= WORK TO COMPLETE =
Search the material for the string "this" and copy each line where it occurs.

====== EXERCISE INPUT ======

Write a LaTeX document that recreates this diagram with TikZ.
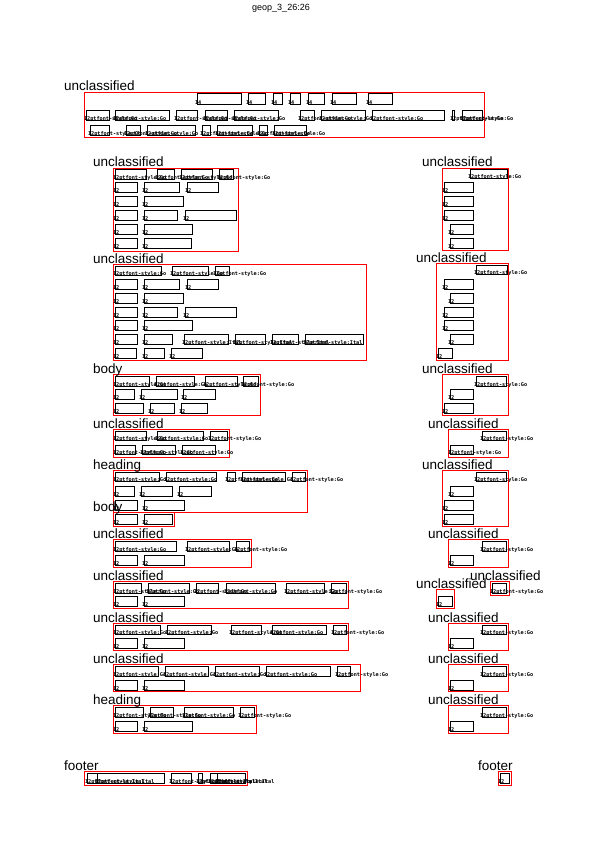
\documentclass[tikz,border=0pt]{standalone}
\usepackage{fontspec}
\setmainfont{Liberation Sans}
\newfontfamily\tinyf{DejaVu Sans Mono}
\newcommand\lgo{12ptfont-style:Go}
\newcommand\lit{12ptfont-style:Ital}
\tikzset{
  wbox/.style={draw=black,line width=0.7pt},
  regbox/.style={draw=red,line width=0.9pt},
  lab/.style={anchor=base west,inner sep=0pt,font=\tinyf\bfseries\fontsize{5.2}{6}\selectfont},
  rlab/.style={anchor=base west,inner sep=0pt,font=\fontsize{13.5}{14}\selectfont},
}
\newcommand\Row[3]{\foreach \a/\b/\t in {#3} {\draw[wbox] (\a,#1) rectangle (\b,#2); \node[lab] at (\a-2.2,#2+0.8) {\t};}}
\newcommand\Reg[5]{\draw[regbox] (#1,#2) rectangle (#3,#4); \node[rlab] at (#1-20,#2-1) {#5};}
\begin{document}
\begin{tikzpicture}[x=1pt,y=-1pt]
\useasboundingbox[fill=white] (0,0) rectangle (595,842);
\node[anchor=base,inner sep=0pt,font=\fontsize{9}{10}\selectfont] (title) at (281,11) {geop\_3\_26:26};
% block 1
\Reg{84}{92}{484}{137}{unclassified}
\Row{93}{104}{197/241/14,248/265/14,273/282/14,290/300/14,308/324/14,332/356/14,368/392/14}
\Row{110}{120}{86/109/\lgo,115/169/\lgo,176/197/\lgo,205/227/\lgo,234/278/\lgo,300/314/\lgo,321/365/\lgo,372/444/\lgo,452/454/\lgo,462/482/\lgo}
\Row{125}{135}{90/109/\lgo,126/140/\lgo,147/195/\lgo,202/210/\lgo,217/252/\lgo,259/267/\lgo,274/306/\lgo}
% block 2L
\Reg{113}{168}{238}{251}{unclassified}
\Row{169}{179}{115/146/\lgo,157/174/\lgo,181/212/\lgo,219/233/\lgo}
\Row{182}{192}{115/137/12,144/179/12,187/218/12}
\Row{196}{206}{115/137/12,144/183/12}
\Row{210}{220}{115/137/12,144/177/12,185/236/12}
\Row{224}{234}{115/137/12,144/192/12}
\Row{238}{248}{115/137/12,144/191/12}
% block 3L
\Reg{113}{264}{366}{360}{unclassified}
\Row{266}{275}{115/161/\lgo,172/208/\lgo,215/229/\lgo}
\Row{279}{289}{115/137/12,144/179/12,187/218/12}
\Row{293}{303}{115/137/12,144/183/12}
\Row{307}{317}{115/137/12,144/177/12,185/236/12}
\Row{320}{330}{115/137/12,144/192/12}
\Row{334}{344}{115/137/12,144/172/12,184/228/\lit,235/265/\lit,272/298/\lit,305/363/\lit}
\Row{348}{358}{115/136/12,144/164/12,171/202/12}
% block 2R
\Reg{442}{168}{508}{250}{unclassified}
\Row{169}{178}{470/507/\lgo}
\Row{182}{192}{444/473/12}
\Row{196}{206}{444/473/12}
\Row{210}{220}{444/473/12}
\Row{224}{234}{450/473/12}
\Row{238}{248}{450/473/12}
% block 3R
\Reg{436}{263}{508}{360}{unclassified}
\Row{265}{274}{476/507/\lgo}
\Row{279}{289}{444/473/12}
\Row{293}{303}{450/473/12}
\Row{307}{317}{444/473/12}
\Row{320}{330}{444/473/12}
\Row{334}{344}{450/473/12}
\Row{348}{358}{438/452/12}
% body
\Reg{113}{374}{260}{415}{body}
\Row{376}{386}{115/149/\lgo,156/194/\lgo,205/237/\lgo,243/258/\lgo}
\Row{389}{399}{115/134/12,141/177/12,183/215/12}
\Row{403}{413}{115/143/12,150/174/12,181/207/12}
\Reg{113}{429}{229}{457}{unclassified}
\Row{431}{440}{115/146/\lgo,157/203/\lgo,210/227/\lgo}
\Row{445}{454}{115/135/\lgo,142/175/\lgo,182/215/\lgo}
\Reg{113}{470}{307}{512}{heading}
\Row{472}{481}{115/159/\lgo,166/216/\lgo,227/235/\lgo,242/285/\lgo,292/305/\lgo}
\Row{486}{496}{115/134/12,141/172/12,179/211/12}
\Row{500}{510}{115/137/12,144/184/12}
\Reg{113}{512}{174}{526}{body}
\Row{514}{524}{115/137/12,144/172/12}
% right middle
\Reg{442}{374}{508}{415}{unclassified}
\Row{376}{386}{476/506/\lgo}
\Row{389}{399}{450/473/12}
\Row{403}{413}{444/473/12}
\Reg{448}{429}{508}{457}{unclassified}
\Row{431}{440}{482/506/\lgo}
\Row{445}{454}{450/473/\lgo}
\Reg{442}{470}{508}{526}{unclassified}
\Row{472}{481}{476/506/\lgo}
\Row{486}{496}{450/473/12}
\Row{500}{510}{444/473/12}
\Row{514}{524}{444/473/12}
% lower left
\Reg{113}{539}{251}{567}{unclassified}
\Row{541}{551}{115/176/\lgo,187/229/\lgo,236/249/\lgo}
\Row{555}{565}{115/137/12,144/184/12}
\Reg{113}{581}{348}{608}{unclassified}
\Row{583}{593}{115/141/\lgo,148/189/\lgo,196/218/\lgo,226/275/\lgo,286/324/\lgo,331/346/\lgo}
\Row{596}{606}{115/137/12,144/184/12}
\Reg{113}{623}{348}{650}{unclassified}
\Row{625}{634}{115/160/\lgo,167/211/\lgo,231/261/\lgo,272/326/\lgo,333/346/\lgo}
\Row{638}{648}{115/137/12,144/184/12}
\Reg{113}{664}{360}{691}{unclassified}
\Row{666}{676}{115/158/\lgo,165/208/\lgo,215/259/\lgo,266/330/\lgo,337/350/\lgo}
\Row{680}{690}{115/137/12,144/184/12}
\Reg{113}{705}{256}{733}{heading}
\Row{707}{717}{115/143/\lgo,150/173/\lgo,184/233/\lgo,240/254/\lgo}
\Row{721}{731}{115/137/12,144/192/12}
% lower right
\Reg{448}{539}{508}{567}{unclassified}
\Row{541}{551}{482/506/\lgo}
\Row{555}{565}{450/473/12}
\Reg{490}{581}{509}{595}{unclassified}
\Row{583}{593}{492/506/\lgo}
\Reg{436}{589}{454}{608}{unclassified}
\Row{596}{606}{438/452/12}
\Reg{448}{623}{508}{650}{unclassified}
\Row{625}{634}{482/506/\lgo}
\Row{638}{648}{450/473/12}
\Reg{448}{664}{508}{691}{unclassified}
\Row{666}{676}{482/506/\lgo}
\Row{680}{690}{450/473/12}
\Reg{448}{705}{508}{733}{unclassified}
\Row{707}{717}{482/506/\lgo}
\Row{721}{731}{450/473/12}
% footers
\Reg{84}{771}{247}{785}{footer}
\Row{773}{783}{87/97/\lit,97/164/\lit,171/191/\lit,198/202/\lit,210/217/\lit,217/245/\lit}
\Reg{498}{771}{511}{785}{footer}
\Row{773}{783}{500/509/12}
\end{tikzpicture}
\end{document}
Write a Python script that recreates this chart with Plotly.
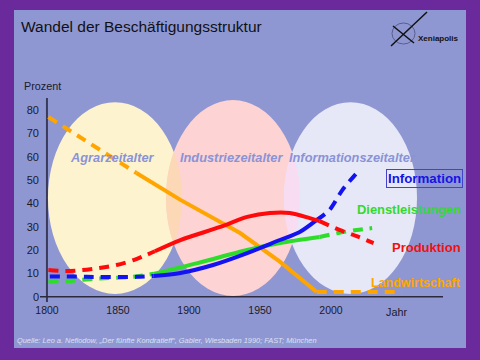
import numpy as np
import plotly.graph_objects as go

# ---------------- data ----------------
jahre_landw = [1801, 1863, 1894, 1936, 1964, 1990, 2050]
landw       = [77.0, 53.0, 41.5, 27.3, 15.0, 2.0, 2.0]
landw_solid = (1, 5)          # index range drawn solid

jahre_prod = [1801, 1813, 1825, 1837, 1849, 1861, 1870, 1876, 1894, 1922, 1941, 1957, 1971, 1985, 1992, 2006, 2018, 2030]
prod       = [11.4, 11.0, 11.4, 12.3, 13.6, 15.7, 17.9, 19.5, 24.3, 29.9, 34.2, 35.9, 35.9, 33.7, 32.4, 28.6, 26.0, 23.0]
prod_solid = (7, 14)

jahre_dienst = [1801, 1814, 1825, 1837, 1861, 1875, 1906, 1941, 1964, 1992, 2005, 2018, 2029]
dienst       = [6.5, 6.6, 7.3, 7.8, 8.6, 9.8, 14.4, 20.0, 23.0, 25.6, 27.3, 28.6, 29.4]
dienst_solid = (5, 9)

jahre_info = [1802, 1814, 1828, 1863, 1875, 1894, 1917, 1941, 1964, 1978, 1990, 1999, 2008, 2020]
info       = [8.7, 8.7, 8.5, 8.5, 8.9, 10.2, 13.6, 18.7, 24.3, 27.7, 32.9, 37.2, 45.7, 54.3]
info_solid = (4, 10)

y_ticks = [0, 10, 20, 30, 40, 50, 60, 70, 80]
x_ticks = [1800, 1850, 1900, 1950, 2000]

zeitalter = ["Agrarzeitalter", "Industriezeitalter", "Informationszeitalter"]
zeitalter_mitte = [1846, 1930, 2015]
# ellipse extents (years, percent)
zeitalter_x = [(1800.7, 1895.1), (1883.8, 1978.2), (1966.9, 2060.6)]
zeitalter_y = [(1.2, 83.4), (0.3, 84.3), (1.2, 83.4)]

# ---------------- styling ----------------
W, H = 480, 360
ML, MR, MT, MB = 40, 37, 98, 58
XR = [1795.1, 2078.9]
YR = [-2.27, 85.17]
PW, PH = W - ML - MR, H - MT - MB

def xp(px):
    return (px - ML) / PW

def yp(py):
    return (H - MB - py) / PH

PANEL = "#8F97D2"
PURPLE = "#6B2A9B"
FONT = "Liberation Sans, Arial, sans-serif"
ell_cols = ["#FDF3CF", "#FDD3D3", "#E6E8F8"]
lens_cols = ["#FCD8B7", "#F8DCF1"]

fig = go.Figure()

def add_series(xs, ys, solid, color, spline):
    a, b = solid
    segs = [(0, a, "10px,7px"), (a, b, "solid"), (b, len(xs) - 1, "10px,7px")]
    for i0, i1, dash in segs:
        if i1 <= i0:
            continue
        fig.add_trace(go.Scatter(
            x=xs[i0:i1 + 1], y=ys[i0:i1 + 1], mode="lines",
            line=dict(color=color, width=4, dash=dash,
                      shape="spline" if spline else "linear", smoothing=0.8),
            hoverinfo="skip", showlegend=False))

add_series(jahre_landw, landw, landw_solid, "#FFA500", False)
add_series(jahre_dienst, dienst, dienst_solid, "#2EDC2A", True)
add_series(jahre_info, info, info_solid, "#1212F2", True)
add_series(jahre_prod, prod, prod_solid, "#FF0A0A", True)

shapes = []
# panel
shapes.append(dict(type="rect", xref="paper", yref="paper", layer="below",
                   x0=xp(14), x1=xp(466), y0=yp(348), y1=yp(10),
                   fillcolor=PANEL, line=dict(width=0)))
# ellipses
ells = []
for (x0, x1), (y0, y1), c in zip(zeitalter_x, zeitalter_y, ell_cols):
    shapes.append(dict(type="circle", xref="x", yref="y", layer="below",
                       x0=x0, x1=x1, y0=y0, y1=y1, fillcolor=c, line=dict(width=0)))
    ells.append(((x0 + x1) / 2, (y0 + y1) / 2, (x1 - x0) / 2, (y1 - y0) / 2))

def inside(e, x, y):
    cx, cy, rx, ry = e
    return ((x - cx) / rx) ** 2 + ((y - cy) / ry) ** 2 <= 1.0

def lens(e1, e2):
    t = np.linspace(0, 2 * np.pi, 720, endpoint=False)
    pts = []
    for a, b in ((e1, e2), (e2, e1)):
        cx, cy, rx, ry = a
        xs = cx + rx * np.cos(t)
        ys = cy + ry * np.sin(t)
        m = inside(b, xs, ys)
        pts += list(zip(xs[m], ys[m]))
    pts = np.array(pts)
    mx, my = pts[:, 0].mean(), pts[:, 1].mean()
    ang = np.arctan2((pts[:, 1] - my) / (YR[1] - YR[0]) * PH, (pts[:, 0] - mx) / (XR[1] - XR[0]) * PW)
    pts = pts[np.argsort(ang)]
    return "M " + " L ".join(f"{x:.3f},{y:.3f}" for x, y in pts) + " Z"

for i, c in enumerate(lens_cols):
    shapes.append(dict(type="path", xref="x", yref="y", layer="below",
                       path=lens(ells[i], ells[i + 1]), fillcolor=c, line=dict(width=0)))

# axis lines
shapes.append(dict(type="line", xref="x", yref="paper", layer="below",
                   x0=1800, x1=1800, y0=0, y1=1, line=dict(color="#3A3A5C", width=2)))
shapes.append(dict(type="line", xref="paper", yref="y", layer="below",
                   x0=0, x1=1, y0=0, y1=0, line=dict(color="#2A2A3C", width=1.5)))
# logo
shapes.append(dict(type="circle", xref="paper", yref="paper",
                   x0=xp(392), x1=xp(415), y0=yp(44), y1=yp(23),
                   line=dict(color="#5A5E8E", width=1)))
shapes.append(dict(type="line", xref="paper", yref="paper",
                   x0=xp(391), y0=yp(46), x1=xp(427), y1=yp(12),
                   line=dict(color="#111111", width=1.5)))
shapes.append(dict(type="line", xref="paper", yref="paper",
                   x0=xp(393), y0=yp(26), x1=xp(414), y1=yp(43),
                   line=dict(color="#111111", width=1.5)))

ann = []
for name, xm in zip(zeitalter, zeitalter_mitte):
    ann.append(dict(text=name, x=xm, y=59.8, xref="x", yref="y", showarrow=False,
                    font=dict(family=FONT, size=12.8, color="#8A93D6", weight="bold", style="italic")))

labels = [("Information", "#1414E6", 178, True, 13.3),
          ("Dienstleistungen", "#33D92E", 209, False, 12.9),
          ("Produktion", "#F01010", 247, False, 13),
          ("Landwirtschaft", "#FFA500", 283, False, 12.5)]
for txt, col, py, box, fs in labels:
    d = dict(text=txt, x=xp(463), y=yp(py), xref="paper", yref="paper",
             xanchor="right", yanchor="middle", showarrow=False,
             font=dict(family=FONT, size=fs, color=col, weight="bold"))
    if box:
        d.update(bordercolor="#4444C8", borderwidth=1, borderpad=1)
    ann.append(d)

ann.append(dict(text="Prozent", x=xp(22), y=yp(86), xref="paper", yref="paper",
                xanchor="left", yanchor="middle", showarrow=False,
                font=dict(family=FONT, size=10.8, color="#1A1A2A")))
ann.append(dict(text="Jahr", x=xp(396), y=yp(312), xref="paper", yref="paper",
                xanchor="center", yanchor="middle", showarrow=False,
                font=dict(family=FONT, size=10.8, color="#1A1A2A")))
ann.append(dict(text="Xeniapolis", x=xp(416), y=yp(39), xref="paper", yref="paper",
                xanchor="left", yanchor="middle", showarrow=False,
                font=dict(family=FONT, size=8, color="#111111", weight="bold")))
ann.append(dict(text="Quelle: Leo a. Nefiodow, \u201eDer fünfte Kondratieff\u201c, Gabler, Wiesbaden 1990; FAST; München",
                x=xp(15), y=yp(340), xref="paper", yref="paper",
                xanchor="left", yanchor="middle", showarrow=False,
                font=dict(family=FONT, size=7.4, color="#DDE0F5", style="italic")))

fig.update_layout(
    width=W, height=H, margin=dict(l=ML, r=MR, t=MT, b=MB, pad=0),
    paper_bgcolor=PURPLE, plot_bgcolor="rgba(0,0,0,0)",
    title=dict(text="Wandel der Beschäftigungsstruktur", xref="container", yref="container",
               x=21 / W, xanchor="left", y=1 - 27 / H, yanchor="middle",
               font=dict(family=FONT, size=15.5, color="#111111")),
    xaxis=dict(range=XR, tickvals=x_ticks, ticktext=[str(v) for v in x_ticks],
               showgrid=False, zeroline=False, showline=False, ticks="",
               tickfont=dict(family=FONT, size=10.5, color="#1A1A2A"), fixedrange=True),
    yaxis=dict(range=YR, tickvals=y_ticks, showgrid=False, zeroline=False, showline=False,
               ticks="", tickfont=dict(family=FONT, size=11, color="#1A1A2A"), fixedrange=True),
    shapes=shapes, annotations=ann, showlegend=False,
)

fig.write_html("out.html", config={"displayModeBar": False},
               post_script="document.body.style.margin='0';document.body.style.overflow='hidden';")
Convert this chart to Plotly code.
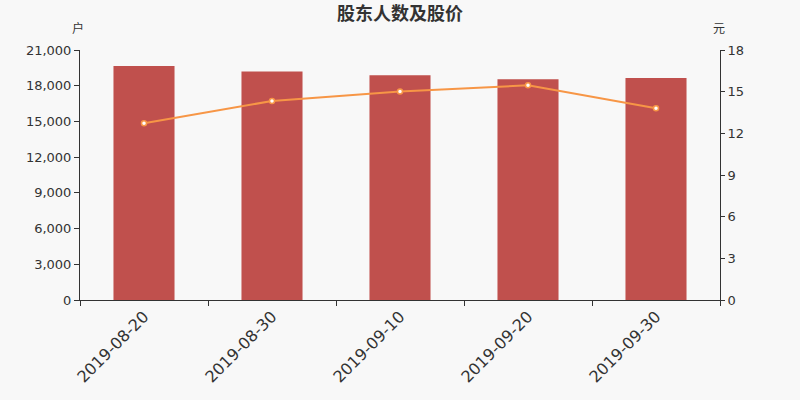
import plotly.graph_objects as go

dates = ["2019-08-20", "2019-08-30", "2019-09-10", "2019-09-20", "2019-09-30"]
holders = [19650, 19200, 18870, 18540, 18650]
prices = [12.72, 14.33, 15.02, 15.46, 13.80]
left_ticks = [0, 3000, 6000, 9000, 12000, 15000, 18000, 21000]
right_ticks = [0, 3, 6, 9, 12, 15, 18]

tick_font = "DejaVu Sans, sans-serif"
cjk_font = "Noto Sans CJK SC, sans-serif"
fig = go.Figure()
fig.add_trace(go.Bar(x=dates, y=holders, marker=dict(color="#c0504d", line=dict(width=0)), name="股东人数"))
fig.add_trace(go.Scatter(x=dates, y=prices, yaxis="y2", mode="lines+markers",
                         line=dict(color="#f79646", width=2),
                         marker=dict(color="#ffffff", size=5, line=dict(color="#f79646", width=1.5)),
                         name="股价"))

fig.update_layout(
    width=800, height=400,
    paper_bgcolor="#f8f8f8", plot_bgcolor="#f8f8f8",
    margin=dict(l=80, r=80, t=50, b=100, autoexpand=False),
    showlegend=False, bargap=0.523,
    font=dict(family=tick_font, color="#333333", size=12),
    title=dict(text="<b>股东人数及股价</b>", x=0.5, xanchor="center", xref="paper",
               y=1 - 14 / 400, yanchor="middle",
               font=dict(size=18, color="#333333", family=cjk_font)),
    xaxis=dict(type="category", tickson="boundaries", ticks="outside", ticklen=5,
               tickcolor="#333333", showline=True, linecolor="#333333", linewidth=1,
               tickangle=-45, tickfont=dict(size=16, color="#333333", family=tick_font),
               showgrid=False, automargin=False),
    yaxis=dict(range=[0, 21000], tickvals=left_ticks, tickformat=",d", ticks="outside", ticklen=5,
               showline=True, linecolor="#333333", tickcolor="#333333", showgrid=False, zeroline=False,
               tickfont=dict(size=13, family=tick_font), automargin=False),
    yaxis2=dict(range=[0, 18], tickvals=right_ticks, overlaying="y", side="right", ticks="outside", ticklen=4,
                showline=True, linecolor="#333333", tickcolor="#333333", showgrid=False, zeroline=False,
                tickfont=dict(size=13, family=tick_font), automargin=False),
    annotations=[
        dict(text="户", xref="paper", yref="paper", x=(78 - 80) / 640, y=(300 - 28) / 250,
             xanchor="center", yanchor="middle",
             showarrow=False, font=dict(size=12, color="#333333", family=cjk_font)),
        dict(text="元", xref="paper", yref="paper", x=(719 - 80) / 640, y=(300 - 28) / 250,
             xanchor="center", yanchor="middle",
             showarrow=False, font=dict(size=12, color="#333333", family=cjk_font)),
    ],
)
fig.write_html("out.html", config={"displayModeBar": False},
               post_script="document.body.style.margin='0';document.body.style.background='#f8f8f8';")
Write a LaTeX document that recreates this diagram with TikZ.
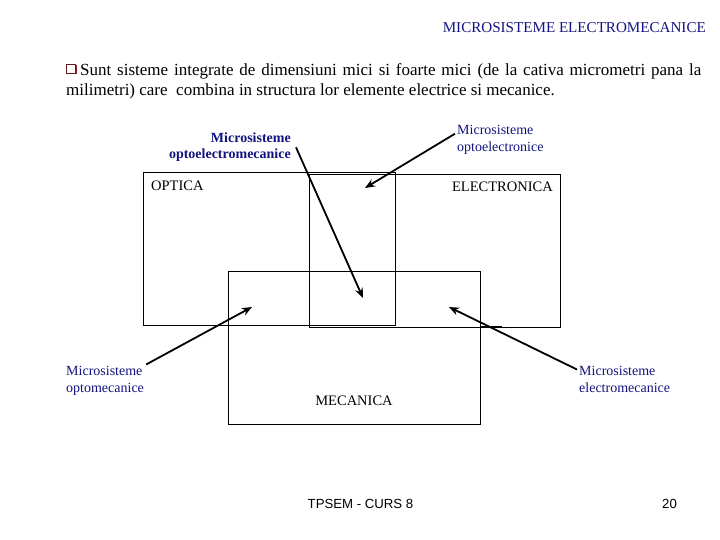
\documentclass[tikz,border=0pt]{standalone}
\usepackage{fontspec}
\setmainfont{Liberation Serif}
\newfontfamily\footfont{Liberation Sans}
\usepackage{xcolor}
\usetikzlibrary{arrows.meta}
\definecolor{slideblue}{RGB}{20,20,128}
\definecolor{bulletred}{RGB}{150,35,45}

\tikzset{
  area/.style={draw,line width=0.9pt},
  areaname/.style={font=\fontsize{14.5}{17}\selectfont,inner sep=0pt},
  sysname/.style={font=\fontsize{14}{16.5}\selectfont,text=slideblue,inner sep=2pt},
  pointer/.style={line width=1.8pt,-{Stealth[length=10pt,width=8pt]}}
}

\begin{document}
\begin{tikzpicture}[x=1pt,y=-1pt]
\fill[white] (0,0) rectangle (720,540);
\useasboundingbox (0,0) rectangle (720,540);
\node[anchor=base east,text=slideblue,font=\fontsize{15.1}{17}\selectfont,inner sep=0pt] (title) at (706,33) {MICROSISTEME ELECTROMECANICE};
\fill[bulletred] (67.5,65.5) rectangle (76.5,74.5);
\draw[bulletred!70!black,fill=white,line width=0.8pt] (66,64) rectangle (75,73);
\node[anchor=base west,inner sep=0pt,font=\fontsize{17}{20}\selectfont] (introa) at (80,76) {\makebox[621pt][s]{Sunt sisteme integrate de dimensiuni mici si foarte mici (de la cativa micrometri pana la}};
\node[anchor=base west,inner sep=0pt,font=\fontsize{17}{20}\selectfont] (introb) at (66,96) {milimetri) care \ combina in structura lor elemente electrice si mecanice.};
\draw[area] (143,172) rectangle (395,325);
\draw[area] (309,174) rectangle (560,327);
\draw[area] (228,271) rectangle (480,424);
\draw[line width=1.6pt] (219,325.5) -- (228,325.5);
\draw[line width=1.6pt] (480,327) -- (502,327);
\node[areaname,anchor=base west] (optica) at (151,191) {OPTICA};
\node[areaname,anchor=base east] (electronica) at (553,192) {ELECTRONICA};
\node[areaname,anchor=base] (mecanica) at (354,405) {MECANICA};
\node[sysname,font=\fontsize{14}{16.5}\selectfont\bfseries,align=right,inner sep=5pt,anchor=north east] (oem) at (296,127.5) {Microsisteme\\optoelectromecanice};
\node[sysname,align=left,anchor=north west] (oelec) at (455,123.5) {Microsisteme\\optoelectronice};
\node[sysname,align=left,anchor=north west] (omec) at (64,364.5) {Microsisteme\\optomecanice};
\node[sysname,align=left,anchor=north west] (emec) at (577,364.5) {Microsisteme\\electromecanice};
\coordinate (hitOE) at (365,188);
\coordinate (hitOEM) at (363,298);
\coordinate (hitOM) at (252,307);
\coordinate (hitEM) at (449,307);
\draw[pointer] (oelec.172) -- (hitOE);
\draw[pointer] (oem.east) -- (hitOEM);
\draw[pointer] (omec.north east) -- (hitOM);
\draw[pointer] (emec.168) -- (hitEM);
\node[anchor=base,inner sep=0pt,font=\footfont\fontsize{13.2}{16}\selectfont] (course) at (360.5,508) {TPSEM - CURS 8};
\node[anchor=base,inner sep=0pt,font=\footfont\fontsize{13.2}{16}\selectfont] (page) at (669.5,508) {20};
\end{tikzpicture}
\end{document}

======

= WRITTEN RESPONSE =
Write a LaTeX document that recreates this diagram with TikZ.
Write a Python script that recreates this chart with Plotly.
Convert this chart to Plotly code.
Write a LaTeX document that recreates this diagram with TikZ.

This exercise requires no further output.